A suffusion of yellow
Yes, I familiarized myself with the historical Virginia Dare after encountering these stories and TV shows but I've been unable to trace the origin of the depictions of her as being a witch (unless one of the media I cited is the origin, which is possible)
Apparently in 1837 Eliza Lanesford Cushing wrote an article for a womens magazine that claimed that Virginia had survived Roanoke and how her "fair skinned beauty dazzled the swarthy indians, but Virginia remained chaste, keeping their uncontrolled passions at bay." This apparently spawned a whole series of legends about the fair Virginia surviving in the North Carolina wilderness, it then intersected with weirder theories about Roanoke (the people where taken to Fairyland, or by demons etc) and unfortunately 1830s race politics where "the first english baby born in the new world" became a symbol of America's 'Anglosaxon identity".

Even the more likely story that the Roanoke community found refuge with the Croatoan tribe on a nearby island gets twisted with claims that a evil shaman fell in love with Virginia but she rebuffed him and in revenge he changed her into a white deer - which can still be sighted today.
Theres also a 1908 novel that posits that Virginia Dare was the mother of Pocahontas.

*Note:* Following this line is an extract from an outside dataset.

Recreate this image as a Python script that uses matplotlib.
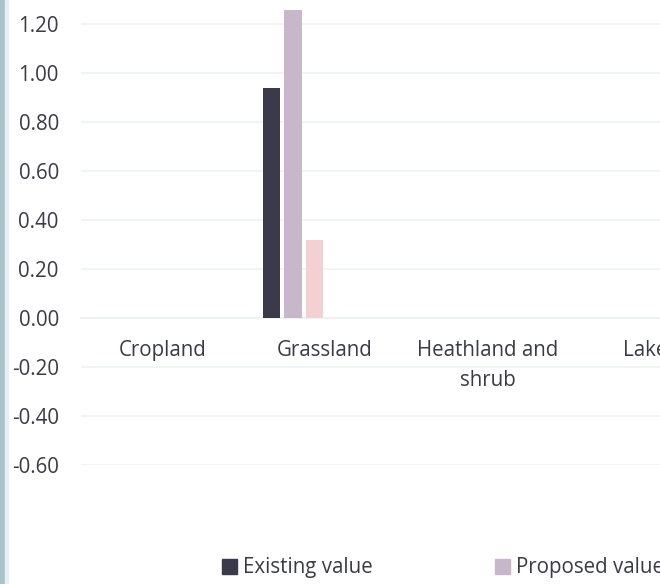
import numpy as np
import matplotlib
matplotlib.use("Agg")
import matplotlib.pyplot as plt
from matplotlib.patches import Patch, Rectangle

# chart values
categories = ["Cropland", "Grassland", "Heathland and\nshrub", "Lakes"]
existing_value = [0.0, 0.94, 0.0, 0.0]
proposed_value = [0.0, 1.26, 0.0, 0.0]
third_value = [0.0, 0.32, 0.0, 0.0]
y_ticks = [-0.6, -0.4, -0.2, 0.0, 0.2, 0.4, 0.6, 0.8, 1.0, 1.2]

plt.rcParams['font.family'] = ['Open Sans', 'DejaVu Sans']
text_color = '#3a3a49'
grid_color = '#eef2f2'
colors = ['#3b3a4a', '#c8b7ca', '#f3d1d3']
fs = 14.8

fig = plt.figure(figsize=(6.6, 5.84), dpi=100)
W, H = 660, 584
# axes placed in pixel terms, running past the right edge as in the cropped original
left_px, right_px = 81.25, 731.25
bottom_px, top_px = 465.3, -24.7
ax = fig.add_axes([left_px / W, (H - bottom_px) / H,
                   (right_px - left_px) / W, (bottom_px - top_px) / H])
ax.set_xlim(-0.5, 3.5)
ax.set_ylim(-0.6, 1.4)

x = np.arange(len(categories))
pitch = 0.132
width = 0.107
for j, (vals, c) in enumerate(zip([existing_value, proposed_value, third_value], colors)):
    ax.bar(x + (j - 2.5) * pitch, vals, width, color=c, linewidth=0, zorder=3)

for yv in y_ticks:
    ax.axhline(yv, color=grid_color, linewidth=1.2, zorder=1)

for s in ['top', 'right', 'left']:
    ax.spines[s].set_visible(False)
ax.spines['bottom'].set_position(('data', 0))
ax.spines['bottom'].set_color(grid_color)
ax.spines['bottom'].set_linewidth(1.2)

ax.set_yticks(y_ticks)
ax.set_yticklabels(['%.2f' % v for v in y_ticks])
ax.set_xticks(x)
ax.set_xticklabels(categories, linespacing=1.55)
ax.tick_params(axis='y', length=0, pad=16.2, labelsize=fs, labelcolor=text_color)
ax.tick_params(axis='x', length=0, pad=15.5, labelsize=fs, labelcolor=text_color)

handles = [Patch(color=colors[0], label='Existing value'),
           Patch(color=colors[1], label='Proposed value')]
fig.legend(handles=handles, loc='center left', bbox_to_anchor=(222 / W, (H - 568) / H),
           ncol=2, frameon=False, fontsize=fs, handlelength=0.72, handleheight=0.72,
           handletextpad=0.3, columnspacing=5.95, borderpad=0, borderaxespad=0,
           labelcolor=text_color)

# bluish strip along the left edge
fig.patches.append(Rectangle((0, 0), 5 / W, 1, transform=fig.transFigure,
                             color='#a9c3ca', zorder=0))
fig.patches.append(Rectangle((5 / W, 0), 3 / W, 1, transform=fig.transFigure,
                             color='#e6eef0', zorder=0))

fig.savefig('out.png', dpi=100)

So Virginia Dare is a survivor of a 'mysterious' (possibly supernatural) disappearance, has uncanny beauty and skill, remains 'pure' despite the lusty natives, and is celebrated as a pillar of "Merican" identity. - theres a whole lot of American colonial folklore weighing upon the baby girl from Roanoke.
 

Radium itself emits sufficient radiation to excite nitrogen in the air to glow, but that's much dimmer, and a pale blue color.
Bloody hell, I didn't know that and that certainly speaks to the sheer amount of radiation radium emits. You learn something every day! I thought I knew quite a lot about radium, too!
 

Umbran

Mod Squad
Staff member
Supporter
Bloody hell, I didn't know that and that certainly speaks to the sheer amount of radiation radium emits. You learn something every day! I thought I knew quite a lot about radium, too!

Despite my own phrasing earlier, isn't really about the "amount" of radiation, but about its characteristics. It just happens to have a decay step with the right energy to excite nitrogen to glow. If each individual atom decaying released just a bit more or less energy, it wouldn't glow.